When you examine those yellower corn plants the light green/dark green streaking can be seen which is indicative of micronutrient shortages. If the plants had a large root system in a nutrient-filled soil that was not crusted or compacted, the prospects with doing nothing would be rosy. That may not be the case.
The proper response may be to be proactive in such fields, pull early tissue tests and respond by making an application of a micronutrient mix while the plants can respond to the minerals.
Remember that the demand for such products will likely exceed their supply so the early customers are more likely to get their hands on the product mixes. Those companies had to try to guess demand last December and January in order to purchase raw minerals for manufacturing, get the products made, then distributing them during the cropping season.
Building too much inventory was not their goal. Responding accurately to this challenge now is likely going to be a key factor in determining which fields have problems with Goss’s wilt later this summer and fall.

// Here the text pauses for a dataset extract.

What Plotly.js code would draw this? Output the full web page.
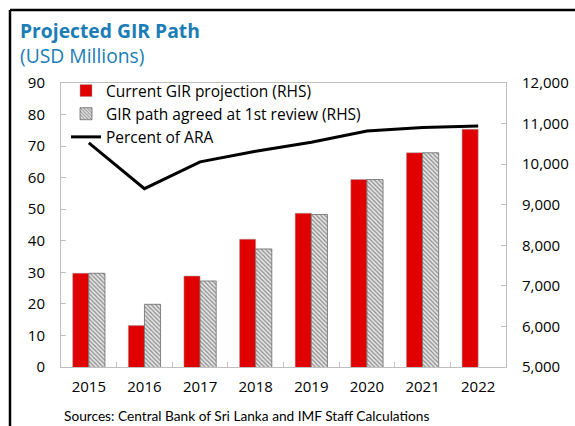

Get your micro-nutrient products reserved at your supplier now before it is all spoken for.
Volunteer anyone?
In a related issue, the amount of volunteer corn in second-year corn fields is catching people’s attention. When there were 25 to 50 bushels of corn left on the ground due to severe Goss’s stalk lodging last fall and then it didn’t rot, such problems were expected.
We had heard that row crop cultivator manufacturers put on extra shifts to meet demand from growers in the new row crop areas of the Northern Corn Belt.
It appears that more growers in Iowa will be trying to find or pull an older cultivator out of their sheds and put it to use this year.
If we have a dry season eliminating the 30,000 to 60,000 extra plants per acre could be important.
Good luck in getting everything done in the coming weeks.